Ничуть не страшась Эрнесты и ее возможного гнева, Генри прошел вперед и занял место рядом с ней. Явно подсмотренным у нее жестом, но в его исполнении почему-то выглядевшим заметно мягче и дружелюбнее, он поднял свободную руку, насколько мог, прося тишины. У Морено закружилась голова: на секунду ей показалось, что вся толпа сейчас набросится на них. Но матросы повиновались; обступив ее и Фокса тесным кольцом, будто волчья стая, они впились в них выжидательными взглядами в жутком, неестественном молчании.

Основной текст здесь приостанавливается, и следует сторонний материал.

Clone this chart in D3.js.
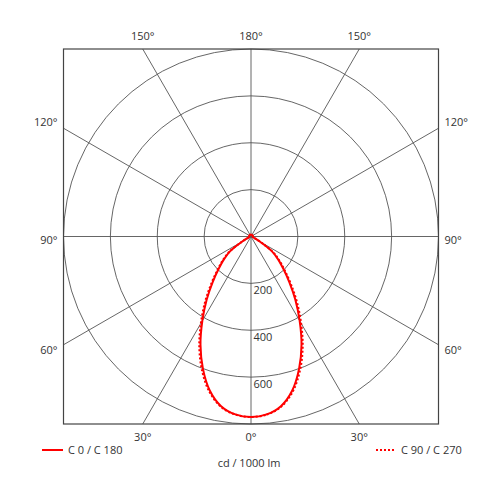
<!DOCTYPE html>
<html>
<head>
<meta charset="utf-8">
<script src="https://cdn.jsdelivr.net/npm/d3@7"></script>
<style>
  body { margin: 0; background: #fff; }
  text { font-family: "Open Sans", "DejaVu Sans", sans-serif; font-size: 11px; fill: #333; }
</style>
</head>
<body>
<svg width="500" height="500"></svg>
<script>
const svg = d3.select("svg");

// gamma angles (degrees from nadir) and intensities in cd / 1000 lm
const gammas = [0, 5, 10, 15, 20, 25, 30, 35, 40, 45, 50, 55, 60, 65, 70, 75, 80, 85, 90,
                100, 110, 120, 130, 140, 150, 160, 170, 180];
const c0c180 = [770, 762, 735, 680, 600, 510, 415, 330, 255, 195, 150, 107, 45, 18, 10, 8, 8, 8, 8,
                8, 8, 8, 8, 8, 8, 8, 8, 8];
const c90c270 = [770, 763, 738, 686, 610, 522, 428, 342, 265, 203, 156, 112, 48, 19, 10, 8, 8, 8, 8,
                 8, 8, 8, 8, 8, 8, 8, 8, 8];

const ringValues = [200, 400, 600, 800];
const ringLabels = [200, 400, 600];
const spokeAngles = [0, 30, 60, 90, 120, 150, 180];
const series = [
  { name: "C 0 / C 180", values: c0c180, dash: null },
  { name: "C 90 / C 270", values: c90c270, dash: "2,2" }
];

const cx = 251, cy = 236.5, R = 187.5;
const r = d3.scaleLinear().domain([0, 800]).range([0, R]);

const g = svg.append("g").attr("transform", `translate(${cx},${cy})`);

// circles
g.selectAll("circle.ring")
  .data(ringValues)
  .join("circle")
  .attr("class", "ring")
  .attr("r", d => r(d))
  .attr("fill", "none")
  .attr("stroke", "#555")
  .attr("stroke-width", 0.9);

// spokes, clipped to the box
const rad = d => d * Math.PI / 180;
function spokeEnd(deg, side) {
  const dx = side * Math.sin(rad(deg)), dy = Math.cos(rad(deg));
  const t = Math.min(Math.abs(dx) > 1e-9 ? R / Math.abs(dx) : Infinity,
                     Math.abs(dy) > 1e-9 ? R / Math.abs(dy) : Infinity);
  return [dx * t, dy * t];
}
spokeAngles.forEach(a => {
  [1, -1].forEach(side => {
    if ((a === 0 || a === 180) && side === -1) return;
    const [x, y] = spokeEnd(a, side);
    g.append("line")
      .attr("x1", 0).attr("y1", 0)
      .attr("x2", x).attr("y2", y)
      .attr("stroke", "#555")
      .attr("stroke-width", 0.9);
  });
});

// frame
svg.append("rect")
  .attr("x", cx - R).attr("y", cy - R)
  .attr("width", 2 * R).attr("height", 2 * R)
  .attr("fill", "none")
  .attr("stroke", "#444")
  .attr("stroke-width", 1.2);

// angle labels
spokeAngles.forEach(a => {
  [1, -1].forEach(side => {
    if ((a === 0 || a === 180) && side === -1) return;
    const [x, y] = spokeEnd(a, side);
    let tx = cx + x, ty = cy + y, anchor = "middle";
    if (Math.abs(y) >= R - 0.01 && Math.abs(x) < R - 0.01) {
      ty = y > 0 ? cy + R + 17 : cy - R - 9;
    } else {
      anchor = side > 0 ? "start" : "end";
      tx = side > 0 ? cx + R + 6 : cx - R - 6;
      ty = cy + y + (y < -1 ? -2 : y > 1 ? 9 : 7.5);
    }
    svg.append("text")
      .attr("x", tx).attr("y", ty)
      .attr("text-anchor", anchor)
      .text(a + "°");
  });
});

// ring value labels
g.selectAll("text.rl")
  .data(ringLabels)
  .join("text")
  .attr("class", "rl")
  .attr("x", 2.5)
  .attr("y", d => r(d) + 11)
  .text(d => d);

// curves
const line = d3.lineRadial()
  .angle(d => d[0])
  .radius(d => r(d[1]))
  .curve(d3.curveCatmullRomClosed);

series.forEach(s => {
  const pts = [];
  // right half: gamma 0..180 ; left half: 180..0
  gammas.forEach((gm, i) => pts.push([Math.PI - rad(gm), s.values[i]]));
  for (let i = gammas.length - 2; i > 0; i--) pts.push([Math.PI + rad(gammas[i]), s.values[i]]);
  g.append("path")
    .attr("d", line(pts))
    .attr("fill", "none")
    .attr("stroke", "#f00")
    .attr("stroke-width", 2)
    .attr("stroke-dasharray", s.dash);
});

// legend
const leg = [
  { x1: 42, x2: 63, tx: 68, s: series[0] },
  { x1: 376, x2: 395, tx: 401, s: series[1] }
];
leg.forEach(l => {
  svg.append("line")
    .attr("x1", l.x1).attr("x2", l.x2)
    .attr("y1", 450).attr("y2", 450)
    .attr("stroke", "#f00")
    .attr("stroke-width", 2)
    .attr("stroke-dasharray", l.s.dash);
  svg.append("text")
    .attr("x", l.tx).attr("y", 454)
    .text(l.s.name);
});

svg.append("text")
  .attr("x", 249).attr("y", 467)
  .attr("text-anchor", "middle")
  .text("cd / 1000 lm");
</script>
</body>
</html>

– Спасибо, что позволили мне говорить, – начал Генри еще не совсем твердо – Эрнеста видела, что ему вообще трудновато было стоять прямо с такой раной и одновременно держать бумаги и говорить. – Некоторые из вас знают меня, а я знаю их; меня зовут Генри Фокс. Мисс Эрнеста Морено рассказала мне о причинах, которые вынудили каждого из вас прийти в эту команду. Я знаю, сколько времени вы терпеливо ждали возможности получить хоть какие-то сведения о ваших родных, и прошу прощения, что, пусть и невольно, задержал этот момент еще на несколько дней. Но сегодня время ожидания для вас закончится раз и навсегда! Капитан Гарсия заставлял вас служить ему, потому что был связан чувством долга перед своей страной. Я – не он! – выкрикнул Генри азартно, и несколько одобрительных возгласов стали ему ответом. – Я пират, и мисс Эрнеста и мой капитан Джек Рэдфорд, который был здесь в плену, научили меня, что у пиратов достояние одного становится общим. Вот бумаги, о которых вы мечтали! Я не стану заставлять вас служить мне за них, как капитан Гарсия. Я отдам их вам просто так! – громко объявил он, указывая на кипу записей. – Позовите тех из вас, кто остался на остальных галеонах, а я начну оглашать поименно. Ронни Хэстон, помощник рулевого! – крикнул он, оглядываясь по сторонам. – Где Ронни Хэстон?